The last group of criteria were not found in the above mentioned reposts but were the outcome of our ongoing occupation with derivational morphology of synthetic languages. Examples are use of non-productive rules; appearance of a consistent preference of the innovator that his/her lexical innovation would match one specific transparency scale and explicit statements of the innovators that indicate their methods of innovations.

2. Extralinguistic source:
Word marks. Registered word marks (used in marketing goods and services) are words specially protected both as intellectual property and under tort law. The proprietor of the word mark enjoys monopoly rights in the mark, meaning that s/he has the right to exclude others from the use of the word.
Justice Parker stated that "... apart from the law as to trade marks, no one can claim monopoly rights in the use of a word.".

In order to legally secure the proprietor's rights in his/her mark, in order to secure other traders their right to freely describe their goods and in order to secure the speakers of the common language their right in the language, the law and the courts have to provide clear tools for determining ownership of a word mark.
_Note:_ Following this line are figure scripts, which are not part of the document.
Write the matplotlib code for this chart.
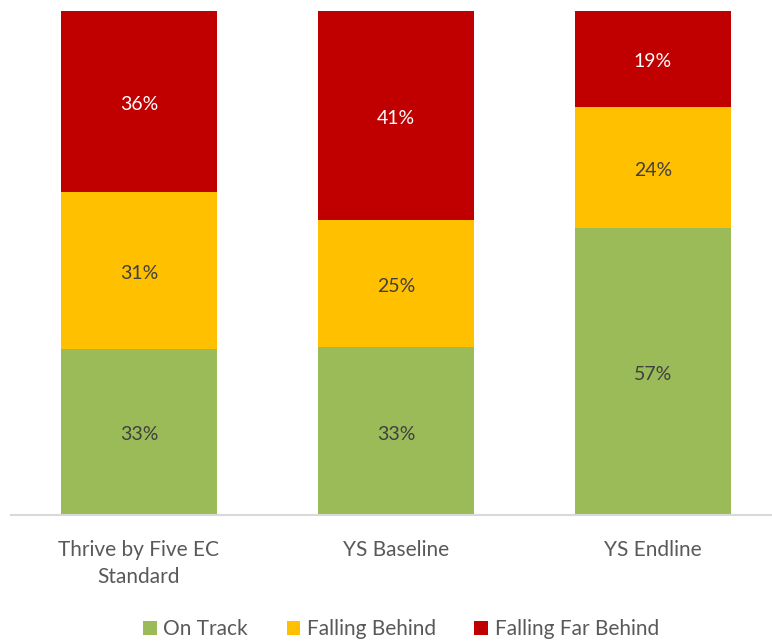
import matplotlib.pyplot as plt
import numpy as np
from matplotlib.patches import Patch

plt.rcParams["font.family"] = ["Lato", "DejaVu Sans"]

categories = ["Thrive by Five EC\nStandard", "YS Baseline", "YS Endline"]
series_names = ["On Track", "Falling Behind", "Falling Far Behind"]
on_track = [33, 33, 57]
falling_behind = [31, 25, 24]
falling_far_behind = [36, 41, 19]

colors = ["#9bbb59", "#ffc000", "#c00000"]
label_colors = ["#404040", "#404040", "#ffffff"]

fig = plt.figure(figsize=(7.72, 6.42), dpi=100)
W, H = 772, 642
ax = fig.add_axes([10.5 / W, (H - 515) / H, 771 / W, 504 / H])

series = np.array([on_track, falling_behind, falling_far_behind], dtype=float)
# 100% stacked: each column is scaled to its own total
shares = series / series.sum(axis=0) * 100

x = np.arange(len(categories))
bottom = np.zeros(len(categories))
for vals, shown, color, tcolor in zip(shares, series, colors, label_colors):
    ax.bar(x, vals, bottom=bottom, width=0.607, color=color, zorder=2)
    for xi, b, v, s in zip(x, bottom, vals, shown):
        ax.text(xi, b + v / 2 - 0.3, f"{s:.0f}%", ha="center", va="center_baseline",
                fontsize=14, color=tcolor)
    bottom += vals

ax.set_xlim(-0.5, len(categories) - 0.5)
ax.set_ylim(0, 100)
ax.set_yticks([])
ax.set_xticks(x, categories)
ax.tick_params(axis="x", length=0, pad=18, labelsize=15, labelcolor="#595959")
for lbl in ax.get_xticklabels():
    lbl.set_linespacing(1.45)
for side in ("top", "left", "right"):
    ax.spines[side].set_visible(False)
ax.spines["bottom"].set_color("#d9d9d9")
ax.spines["bottom"].set_linewidth(1.5)

handles = [Patch(facecolor=c, edgecolor="none") for c in colors]
fig.legend(handles, series_names, loc="center", bbox_to_anchor=(401 / W, 1 - 629 / H),
           ncol=3, frameon=False, fontsize=15, labelcolor="#595959",
           handlelength=0.67, handleheight=0.67, handletextpad=0.3, columnspacing=1.85,
           borderpad=0, borderaxespad=0)

fig.savefig("out.png", dpi=100)
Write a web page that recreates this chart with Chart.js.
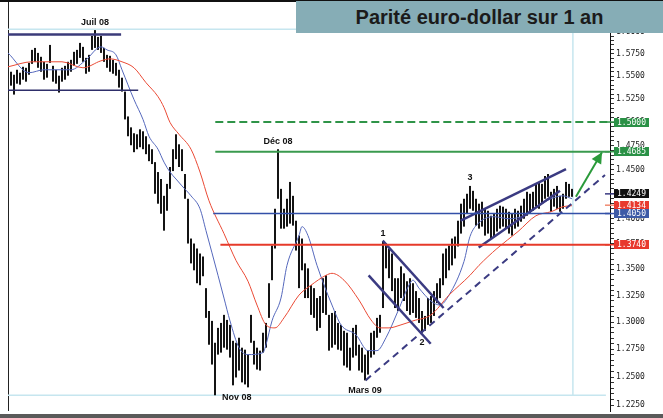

As it is no doubt understood, the court does so not for linguistic sake but for fair trade motives. For the court it is a practical rather than a theoretical issue, an issue that calls for a clear verdict.

From both Trade Mark Acts (UK 1994; Israel 1972) legislation and appeals to court and verdicts thereof, we have drawn some criteria for exclusively characterizing words. Such are distinctiveness and descriptiveness, genericness and invented words. These too were incorporated in our set of criteria for attributing authorship to (anonymous) lexical innovations.

* This project is fully sponsored by a grant of the Israel Science Foundation.